#### [Task requirements]
Isolate every line in the data with the string "script" and copy it.

#### [Provided entries]
....................

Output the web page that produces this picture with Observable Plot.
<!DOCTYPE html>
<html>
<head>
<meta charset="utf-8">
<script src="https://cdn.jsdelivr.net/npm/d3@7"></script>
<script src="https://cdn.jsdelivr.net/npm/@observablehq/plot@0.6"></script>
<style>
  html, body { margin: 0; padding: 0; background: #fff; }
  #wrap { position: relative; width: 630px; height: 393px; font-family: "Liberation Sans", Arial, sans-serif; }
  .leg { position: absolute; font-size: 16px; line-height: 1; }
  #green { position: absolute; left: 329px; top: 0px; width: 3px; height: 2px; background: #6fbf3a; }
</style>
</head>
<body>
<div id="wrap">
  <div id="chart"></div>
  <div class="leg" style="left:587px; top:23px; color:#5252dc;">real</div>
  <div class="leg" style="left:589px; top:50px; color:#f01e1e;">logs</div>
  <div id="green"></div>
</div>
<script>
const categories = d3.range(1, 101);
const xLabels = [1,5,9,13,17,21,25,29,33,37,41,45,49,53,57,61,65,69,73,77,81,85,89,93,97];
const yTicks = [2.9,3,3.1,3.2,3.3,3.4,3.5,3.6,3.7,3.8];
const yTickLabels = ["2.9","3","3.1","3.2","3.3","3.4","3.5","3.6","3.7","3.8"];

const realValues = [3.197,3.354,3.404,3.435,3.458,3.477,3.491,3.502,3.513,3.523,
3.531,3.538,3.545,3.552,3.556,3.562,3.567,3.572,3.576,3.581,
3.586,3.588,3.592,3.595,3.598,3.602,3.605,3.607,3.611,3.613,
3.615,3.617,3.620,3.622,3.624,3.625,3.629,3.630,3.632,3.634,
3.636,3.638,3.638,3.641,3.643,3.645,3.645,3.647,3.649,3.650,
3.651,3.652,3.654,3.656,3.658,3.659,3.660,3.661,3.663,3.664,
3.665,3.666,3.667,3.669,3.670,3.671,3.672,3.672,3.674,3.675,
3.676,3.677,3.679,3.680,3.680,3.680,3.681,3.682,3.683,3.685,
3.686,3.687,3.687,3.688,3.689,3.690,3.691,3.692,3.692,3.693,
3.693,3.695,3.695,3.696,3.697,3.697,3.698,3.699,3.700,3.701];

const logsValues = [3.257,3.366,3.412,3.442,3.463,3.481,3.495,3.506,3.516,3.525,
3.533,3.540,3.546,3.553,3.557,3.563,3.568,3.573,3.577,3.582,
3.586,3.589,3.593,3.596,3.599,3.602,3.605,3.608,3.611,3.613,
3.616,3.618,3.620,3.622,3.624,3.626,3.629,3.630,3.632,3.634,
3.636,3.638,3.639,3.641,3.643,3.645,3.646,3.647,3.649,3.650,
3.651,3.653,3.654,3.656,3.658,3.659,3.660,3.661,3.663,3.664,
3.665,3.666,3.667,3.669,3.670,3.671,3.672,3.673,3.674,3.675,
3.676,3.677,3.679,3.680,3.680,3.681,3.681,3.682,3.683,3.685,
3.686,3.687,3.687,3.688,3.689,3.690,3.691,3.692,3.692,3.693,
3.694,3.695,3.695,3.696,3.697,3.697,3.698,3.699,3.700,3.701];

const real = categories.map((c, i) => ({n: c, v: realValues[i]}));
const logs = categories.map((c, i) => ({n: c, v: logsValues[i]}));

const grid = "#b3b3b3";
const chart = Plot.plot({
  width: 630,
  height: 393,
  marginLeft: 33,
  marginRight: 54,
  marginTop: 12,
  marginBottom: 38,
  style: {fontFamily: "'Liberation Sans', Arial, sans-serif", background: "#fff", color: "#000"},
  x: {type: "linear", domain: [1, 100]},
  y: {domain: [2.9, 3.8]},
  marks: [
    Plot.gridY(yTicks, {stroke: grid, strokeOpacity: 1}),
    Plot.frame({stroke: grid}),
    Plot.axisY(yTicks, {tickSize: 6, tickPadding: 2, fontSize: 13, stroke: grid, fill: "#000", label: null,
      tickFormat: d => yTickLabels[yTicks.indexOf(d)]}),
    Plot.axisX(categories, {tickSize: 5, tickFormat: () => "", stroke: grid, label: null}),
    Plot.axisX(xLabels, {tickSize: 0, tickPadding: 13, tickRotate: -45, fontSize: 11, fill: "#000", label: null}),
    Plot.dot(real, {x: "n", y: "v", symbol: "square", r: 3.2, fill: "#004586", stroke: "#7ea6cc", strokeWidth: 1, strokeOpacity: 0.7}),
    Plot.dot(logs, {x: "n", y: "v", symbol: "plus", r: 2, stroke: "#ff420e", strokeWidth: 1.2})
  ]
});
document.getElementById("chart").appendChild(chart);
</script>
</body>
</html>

....................

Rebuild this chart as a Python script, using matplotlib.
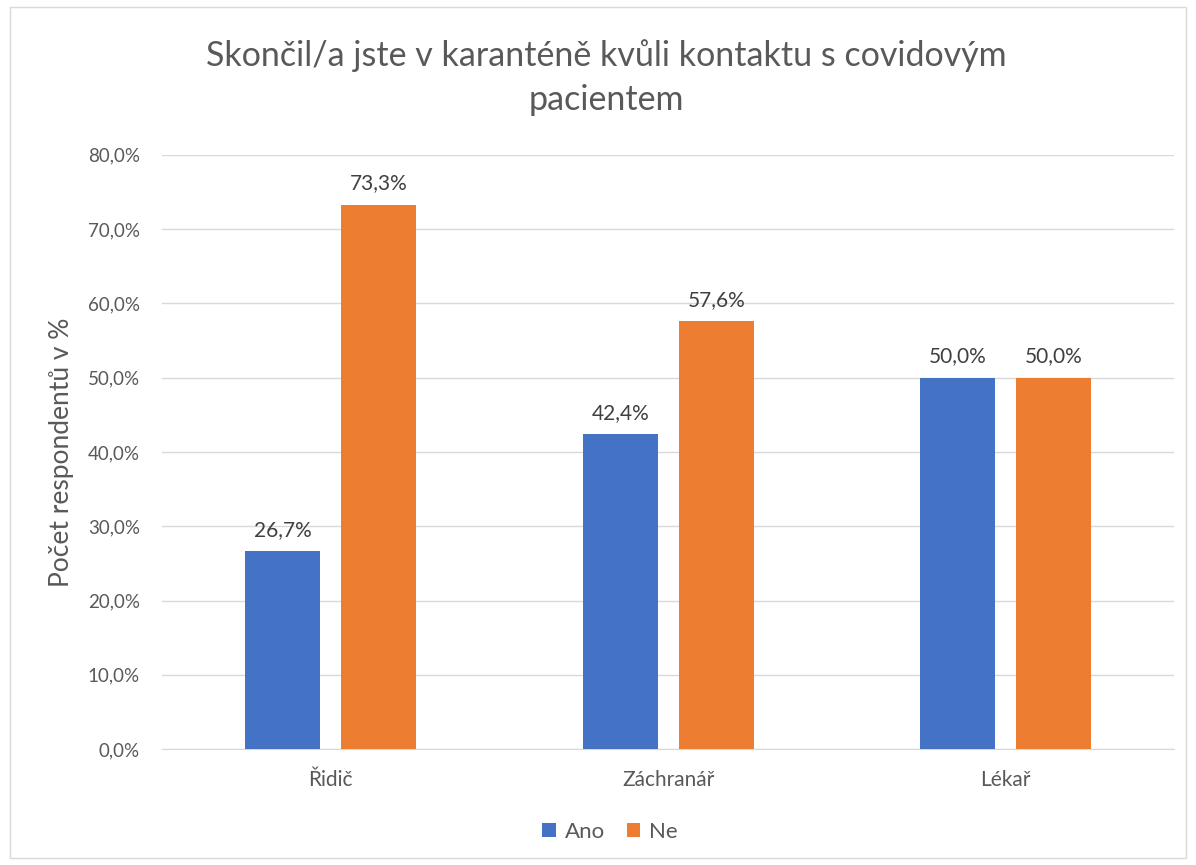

....................

#### [Answer to the problem]
<script src="https://cdn.jsdelivr.net/npm/d3@7"></script>
<script src="https://cdn.jsdelivr.net/npm/@observablehq/plot@0.6"></script>
<script>
</script>
Rebuild this chart as a Python script, using matplotlib.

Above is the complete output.